Data block:
★ ★ ★ ★ ★ ★ ★

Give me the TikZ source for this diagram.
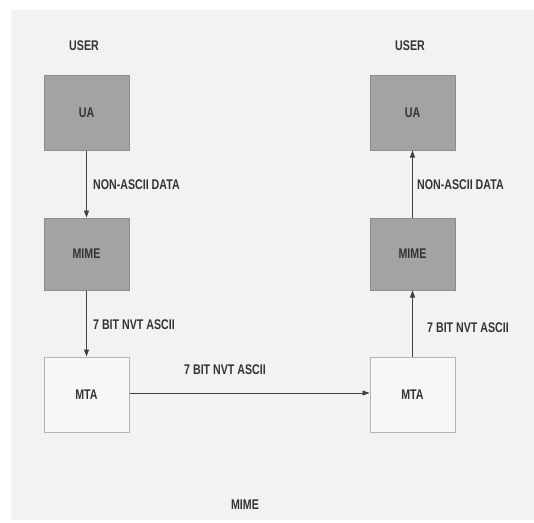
\documentclass[tikz,border=0pt]{standalone}
\usepackage{fontspec}
\setmainfont[FakeStretch=0.76]{Liberation Sans}
\usetikzlibrary{arrows.meta}
\definecolor{bgc}{HTML}{F2F2F2}
\definecolor{boxg}{HTML}{A3A3A3}
\definecolor{boxb}{HTML}{8C8C8C}
\definecolor{mtab}{HTML}{B4B4B4}
\definecolor{txt}{HTML}{333333}
\begin{document}
\begin{tikzpicture}[x=1pt,y=-1pt,
  tfont/.style={font=\fontsize{14}{16}\selectfont\bfseries},
  darkbox/.style={draw=boxb,fill=boxg,line width=1pt,minimum width=85pt,minimum height=75pt,inner sep=0pt,text=txt,tfont},
  mimebox/.style={darkbox,minimum height=72pt},
  lightbox/.style={draw=mtab,fill=white!97!black,line width=1pt,minimum width=85pt,minimum height=75pt,inner sep=0pt,text=txt,tfont},
  lbl/.style={text=txt,tfont,inner sep=0pt},
  conn/.style={draw=black!75,line width=0.8pt,-{Triangle[length=7pt,width=5pt]}}]
\useasboundingbox (0,0) rectangle (534,522);
\fill[white] (0,0) rectangle (534,522);
\fill[bgc] (11,10) rectangle (534,520);
% left column
\node[lbl] (userL) at (84,46) {USER};
\node[darkbox] (uaL) at (86.5,112.5) {UA};
\node[mimebox] (mimeL) at (86.5,254) {MIME};
\node[lightbox] (mtaL) at (86.5,394.5) {MTA};
% right column
\node[lbl] (userR) at (410,46) {USER};
\node[darkbox] (uaR) at (412.5,112.5) {UA};
\node[mimebox] (mimeR) at (412.5,254) {MIME};
\node[lightbox] (mtaR) at (412.5,394.5) {MTA};
% connectors
\draw[conn] (uaL) -- (mimeL);
\draw[conn] (mimeL) -- (mtaL);
\draw[conn] (mtaL.east |- 0,393) -- (mtaR.west |- 0,393);
\draw[conn] (mtaR) -- (mimeR);
\draw[conn] (mimeR) -- (uaR);
% labels
\node[lbl,anchor=west] (l1) at (93,185) {NON-ASCII DATA};
\node[lbl,anchor=west] (l2) at (93,325) {7 BIT NVT ASCII};
\node[lbl] (l3) at (225,370) {7 BIT NVT ASCII};
\node[lbl,anchor=west] (l4) at (417,185) {NON-ASCII DATA};
\node[lbl,anchor=west] (l5) at (427,328) {7 BIT NVT ASCII};
\node[lbl] (cap) at (245,505) {MIME};
\end{tikzpicture}
\end{document}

★ ★ ★ ★ ★ ★ ★

Work to be completed:
Every line of text is to be repeated exactly; pictures are left out.

Finished task:
Give me the TikZ source for this diagram.
\documentclass[tikz,border=0pt]{standalone}
\usepackage{fontspec}
\setmainfont[FakeStretch=0.76]{Liberation Sans}
\usetikzlibrary{arrows.meta}
\definecolor{bgc}{HTML}{F2F2F2}
\definecolor{boxg}{HTML}{A3A3A3}
\definecolor{boxb}{HTML}{8C8C8C}
\definecolor{mtab}{HTML}{B4B4B4}
\definecolor{txt}{HTML}{333333}
\begin{document}
\begin{tikzpicture}[x=1pt,y=-1pt,
  tfont/.style={font=\fontsize{14}{16}\selectfont\bfseries},
  darkbox/.style={draw=boxb,fill=boxg,line width=1pt,minimum width=85pt,minimum height=75pt,inner sep=0pt,text=txt,tfont},
  mimebox/.style={darkbox,minimum height=72pt},
  lightbox/.style={draw=mtab,fill=white!97!black,line width=1pt,minimum width=85pt,minimum height=75pt,inner sep=0pt,text=txt,tfont},
  lbl/.style={text=txt,tfont,inner sep=0pt},
  conn/.style={draw=black!75,line width=0.8pt,-{Triangle[length=7pt,width=5pt]}}]
\useasboundingbox (0,0) rectangle (534,522);
\fill[white] (0,0) rectangle (534,522);
\fill[bgc] (11,10) rectangle (534,520);
% left column
\node[lbl] (userL) at (84,46) {USER};
\node[darkbox] (uaL) at (86.5,112.5) {UA};
\node[mimebox] (mimeL) at (86.5,254) {MIME};
\node[lightbox] (mtaL) at (86.5,394.5) {MTA};
% right column
\node[lbl] (userR) at (410,46) {USER};
\node[darkbox] (uaR) at (412.5,112.5) {UA};
\node[mimebox] (mimeR) at (412.5,254) {MIME};
\node[lightbox] (mtaR) at (412.5,394.5) {MTA};
% connectors
\draw[conn] (uaL) -- (mimeL);
\draw[conn] (mimeL) -- (mtaL);
\draw[conn] (mtaL.east |- 0,393) -- (mtaR.west |- 0,393);
\draw[conn] (mtaR) -- (mimeR);
\draw[conn] (mimeR) -- (uaR);
% labels
\node[lbl,anchor=west] (l1) at (93,185) {NON-ASCII DATA};
\node[lbl,anchor=west] (l2) at (93,325) {7 BIT NVT ASCII};
\node[lbl] (l3) at (225,370) {7 BIT NVT ASCII};
\node[lbl,anchor=west] (l4) at (417,185) {NON-ASCII DATA};
\node[lbl,anchor=west] (l5) at (427,328) {7 BIT NVT ASCII};
\node[lbl] (cap) at (245,505) {MIME};
\end{tikzpicture}
\end{document}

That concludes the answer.